* [Your objective]: Pictures stay out of this copy, which runs from the first line of the material through the line containing "12.75, 14.5, 16.25];".

* [Stored data]:

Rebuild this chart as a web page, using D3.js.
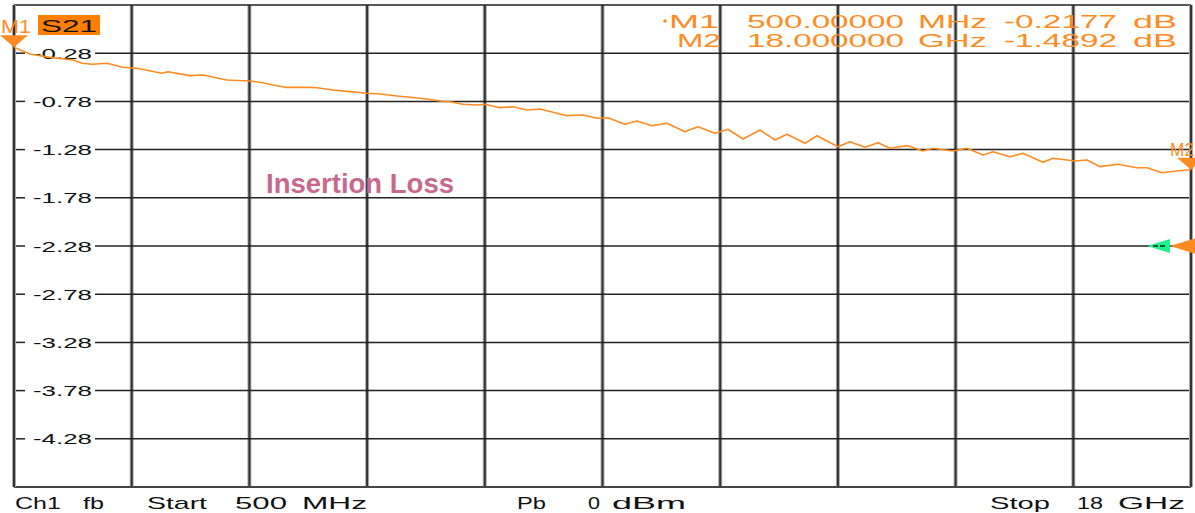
<!DOCTYPE html>
<html>
<head>
<meta charset="utf-8">
<script src="https://cdn.jsdelivr.net/npm/d3@7"></script>
<style>
  html, body { margin: 0; padding: 0; background: #fff; }
  svg { display: block; font-family: "Liberation Sans", Arial, sans-serif; }
</style>
</head>
<body>
<svg id="svg1" width="1195" height="513"></svg>
<script>
// trace: frequency (GHz) / S21 (dB)
const freqs = [0.5, 0.738, 1.035, 1.377, 1.511, 1.660, 1.883, 2.121, 2.329, 2.700, 2.790, 3.117, 3.310, 3.667, 4.009, 4.202, 4.351, 4.529, 4.901, 5.005,
  5.243, 5.496, 5.748, 5.942, 6.194, 6.388, 6.640, 6.834, 6.982, 7.176, 7.384, 7.503, 7.726, 7.919, 8.127, 8.321, 8.573, 8.722, 8.960, 9.168,
  9.332, 9.584, 9.763, 9.986, 10.209, 10.476, 10.670, 10.922, 11.116, 11.339, 11.592, 11.815, 11.993, 12.261, 12.439, 12.751, 12.930, 13.153, 13.346, 13.524,
  13.792, 14.015, 14.164, 14.461, 14.669, 14.907, 15.056, 15.309, 15.502, 15.799, 15.948, 16.275, 16.453, 16.647, 16.914, 17.197, 17.345, 17.568, 17.791, 18.0];
const s21 = [-0.2177, -0.288, -0.323, -0.351, -0.385, -0.395, -0.385, -0.426, -0.437, -0.488, -0.472, -0.513, -0.506, -0.558, -0.568, -0.586, -0.610, -0.634, -0.634, -0.638,
  -0.662, -0.679, -0.696, -0.703, -0.724, -0.737, -0.755, -0.776, -0.783, -0.810, -0.817, -0.810, -0.845, -0.835, -0.869, -0.859, -0.903, -0.928, -0.921, -0.955,
  -0.949, -1.018, -0.983, -1.032, -1.007, -1.094, -1.042, -1.111, -1.069, -1.170, -1.077, -1.180, -1.121, -1.215, -1.136, -1.250, -1.198, -1.256, -1.208, -1.266,
  -1.239, -1.294, -1.266, -1.294, -1.266, -1.336, -1.302, -1.354, -1.318, -1.412, -1.370, -1.398, -1.388, -1.457, -1.432, -1.468, -1.468, -1.520, -1.502, -1.4892];

const yTicks = [-0.28, -0.78, -1.28, -1.78, -2.28, -2.78, -3.28, -3.78, -4.28];
const yTickLabels = ['-0.28', '-0.78', '-1.28', '-1.78', '-2.28', '-2.78', '-3.28', '-3.78', '-4.28'];
const xGrid = [2.25, 4.0, 5.75, 7.5, 9.25, 11.0, 12.75, 14.5, 16.25];

const markers = [
  {name: 'M1', f: 0.5, db: -0.2177, fText: '500.00000', unit: 'MHz', dbText: '-0.2177'},
  {name: 'M2', f: 18.0, db: -1.4892, fText: '18.000000', unit: 'GHz', dbText: '-1.4892'}
];
const refLevel = -2.28;

const orange = '#ff8c22';
const svg = d3.select('#svg1');

const xScale = d3.scaleLinear().domain([0.5, 18]).range([14, 1191]);
const yScale = d3.scaleLinear().domain([0.22, -4.78]).range([5, 487]);

// vertical grid (thick grey with halo)
svg.append('g')
  .selectAll('line')
  .data(xGrid)
  .join('line')
  .attr('x1', d => xScale(d)).attr('x2', d => xScale(d))
  .attr('y1', yScale(0.22)).attr('y2', yScale(-4.78))
  .attr('stroke', '#aaa').attr('stroke-width', 4);
svg.append('g')
  .selectAll('line')
  .data(xGrid)
  .join('line')
  .attr('x1', d => xScale(d)).attr('x2', d => xScale(d))
  .attr('y1', yScale(0.22)).attr('y2', yScale(-4.78))
  .attr('stroke', '#333').attr('stroke-width', 2);

// horizontal grid, broken where the label sits
const hGrid = svg.append('g');
hGrid.selectAll('.tickL')
  .data(yTicks)
  .join('line')
  .attr('x1', 14).attr('x2', 25)
  .attr('y1', d => yScale(d)).attr('y2', d => yScale(d))
  .attr('stroke', '#222').attr('stroke-width', 1.5);
hGrid.selectAll('.tickR')
  .data(yTicks)
  .join('line')
  .attr('x1', 95).attr('x2', 1191)
  .attr('y1', d => yScale(d)).attr('y2', d => yScale(d))
  .attr('stroke', '#222').attr('stroke-width', 1.5);
hGrid.selectAll('text')
  .data(yTicks)
  .join('text')
  .attr('x', 33)
  .attr('y', d => yScale(d) + 5.5)
  .attr('textLength', 59)
  .attr('lengthAdjust', 'spacingAndGlyphs')
  .style('font-size', '15px')
  .style('fill', '#111')
  .text((d, i) => yTickLabels[i]);

// frame
svg.append('line').attr('x1', 14).attr('x2', 1191).attr('y1', 5).attr('y2', 5)
  .attr('stroke', '#222').attr('stroke-width', 1.5);
svg.append('line').attr('x1', 14).attr('x2', 1191).attr('y1', 487).attr('y2', 487)
  .attr('stroke', '#444').attr('stroke-width', 2);
[14, 1191].forEach(x => {
  svg.append('line').attr('x1', x).attr('x2', x).attr('y1', 5).attr('y2', 487)
    .attr('stroke', '#aaa').attr('stroke-width', 4);
  svg.append('line').attr('x1', x).attr('x2', x).attr('y1', 5).attr('y2', 487)
    .attr('stroke', '#333').attr('stroke-width', 2);
});

// trace
const line = d3.line()
  .x((d, i) => xScale(freqs[i]))
  .y(d => yScale(d));
svg.append('path')
  .datum(s21)
  .attr('d', line)
  .attr('fill', 'none')
  .attr('stroke', orange)
  .attr('stroke-width', 1.6)
  .attr('stroke-linejoin', 'round');

// label in plot
svg.append('text')
  .attr('x', 266).attr('y', 193)
  .attr('textLength', 188).attr('lengthAdjust', 'spacingAndGlyphs')
  .style('font-size', '27px').style('font-weight', 'bold')
  .style('fill', '#c8688a')
  .text('Insertion Loss');

// reference level arrows on right edge
const ry = yScale(refLevel);
svg.append('path')
  .attr('d', `M1147,${ry} L1170,${ry - 7} L1170,${ry + 7} Z`)
  .attr('fill', '#1ef08a');
svg.append('line').attr('x1', 1153).attr('x2', 1165).attr('y1', ry).attr('y2', ry)
  .attr('stroke', '#222').attr('stroke-width', 1.5).attr('stroke-dasharray', '5,2');
svg.append('path')
  .attr('d', `M1170,${ry} L1196,${ry - 8} L1196,${ry + 8} Z`)
  .attr('fill', orange);

// marker triangles + names (kept just inside the window)
markers.forEach((m, i) => {
  const mx = xScale(m.f), my = yScale(m.db);
  svg.append('path')
    .attr('d', `M${mx - 14},${my - 12} L${mx + 14},${my - 12} L${mx},${my} Z`)
    .attr('fill', orange);
  svg.append('text')
    .attr('x', i === 0 ? 1 : 1170).attr('y', my - 14)
    .attr('textLength', i === 0 ? 30 : 24).attr('lengthAdjust', 'spacingAndGlyphs')
    .style('font-size', '18px')
    .style('fill', orange)
    .text(m.name);
});

// S21 badge
svg.append('rect').attr('x', 38).attr('y', 15).attr('width', 62).attr('height', 20).attr('fill', '#ff8000');
svg.append('text').attr('x', 41).attr('y', 32)
  .attr('textLength', 56).attr('lengthAdjust', 'spacingAndGlyphs')
  .style('font-size', '17px').style('fill', '#111')
  .text('S21');

// marker readout, top right
const rowY = [28, 47];
const readout = svg.append('g').style('fill', orange).style('font-size', '19px');
readout.append('circle').attr('cx', 665).attr('cy', rowY[0] - 7).attr('r', 1.8).attr('fill', orange);
markers.forEach((m, i) => {
  const cols = [
    {t: m.name, x: i === 0 ? 669 : 677, w: i === 0 ? 50 : 44},
    {t: m.fText, x: 747, w: 157},
    {t: m.unit, x: 918, w: 69},
    {t: m.dbText, x: 1004, w: 113},
    {t: 'dB', x: 1133, w: 44}
  ];
  readout.selectAll(null)
    .data(cols)
    .join('text')
    .attr('x', d => d.x).attr('y', rowY[i])
    .attr('textLength', d => d.w).attr('lengthAdjust', 'spacingAndGlyphs')
    .text(d => d.t);
});

// status line at bottom
const footer = [
  {t: 'Ch1', x: 15, w: 46}, {t: 'fb', x: 83, w: 21}, {t: 'Start', x: 147, w: 60},
  {t: '500', x: 235, w: 52}, {t: 'MHz', x: 302, w: 65},
  {t: 'Pb', x: 517, w: 29}, {t: '0', x: 588, w: 12}, {t: 'dBm', x: 612, w: 74},
  {t: 'Stop', x: 990, w: 60}, {t: '18', x: 1077, w: 26}, {t: 'GHz', x: 1118, w: 67}
];
svg.append('g')
  .selectAll('text')
  .data(footer)
  .join('text')
  .attr('x', d => d.x).attr('y', 509)
  .attr('textLength', d => d.w).attr('lengthAdjust', 'spacingAndGlyphs')
  .style('font-size', '17px').style('fill', '#111')
  .text(d => d.t);
</script>
</body>
</html>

* [Written answer]:
Rebuild this chart as a web page, using D3.js.
<!DOCTYPE html>
<html>
<head>
<meta charset="utf-8">
<script src="https://cdn.jsdelivr.net/npm/d3@7"></script>
<style>
  html, body { margin: 0; padding: 0; background: #fff; }
  svg { display: block; font-family: "Liberation Sans", Arial, sans-serif; }
</style>
</head>
<body>
<svg id="svg1" width="1195" height="513"></svg>
<script>
// trace: frequency (GHz) / S21 (dB)
const freqs = [0.5, 0.738, 1.035, 1.377, 1.511, 1.660, 1.883, 2.121, 2.329, 2.700, 2.790, 3.117, 3.310, 3.667, 4.009, 4.202, 4.351, 4.529, 4.901, 5.005,
  5.243, 5.496, 5.748, 5.942, 6.194, 6.388, 6.640, 6.834, 6.982, 7.176, 7.384, 7.503, 7.726, 7.919, 8.127, 8.321, 8.573, 8.722, 8.960, 9.168,
  9.332, 9.584, 9.763, 9.986, 10.209, 10.476, 10.670, 10.922, 11.116, 11.339, 11.592, 11.815, 11.993, 12.261, 12.439, 12.751, 12.930, 13.153, 13.346, 13.524,
  13.792, 14.015, 14.164, 14.461, 14.669, 14.907, 15.056, 15.309, 15.502, 15.799, 15.948, 16.275, 16.453, 16.647, 16.914, 17.197, 17.345, 17.568, 17.791, 18.0];
const s21 = [-0.2177, -0.288, -0.323, -0.351, -0.385, -0.395, -0.385, -0.426, -0.437, -0.488, -0.472, -0.513, -0.506, -0.558, -0.568, -0.586, -0.610, -0.634, -0.634, -0.638,
  -0.662, -0.679, -0.696, -0.703, -0.724, -0.737, -0.755, -0.776, -0.783, -0.810, -0.817, -0.810, -0.845, -0.835, -0.869, -0.859, -0.903, -0.928, -0.921, -0.955,
  -0.949, -1.018, -0.983, -1.032, -1.007, -1.094, -1.042, -1.111, -1.069, -1.170, -1.077, -1.180, -1.121, -1.215, -1.136, -1.250, -1.198, -1.256, -1.208, -1.266,
  -1.239, -1.294, -1.266, -1.294, -1.266, -1.336, -1.302, -1.354, -1.318, -1.412, -1.370, -1.398, -1.388, -1.457, -1.432, -1.468, -1.468, -1.520, -1.502, -1.4892];

const yTicks = [-0.28, -0.78, -1.28, -1.78, -2.28, -2.78, -3.28, -3.78, -4.28];
const yTickLabels = ['-0.28', '-0.78', '-1.28', '-1.78', '-2.28', '-2.78', '-3.28', '-3.78', '-4.28'];
const xGrid = [2.25, 4.0, 5.75, 7.5, 9.25, 11.0, 12.75, 14.5, 16.25];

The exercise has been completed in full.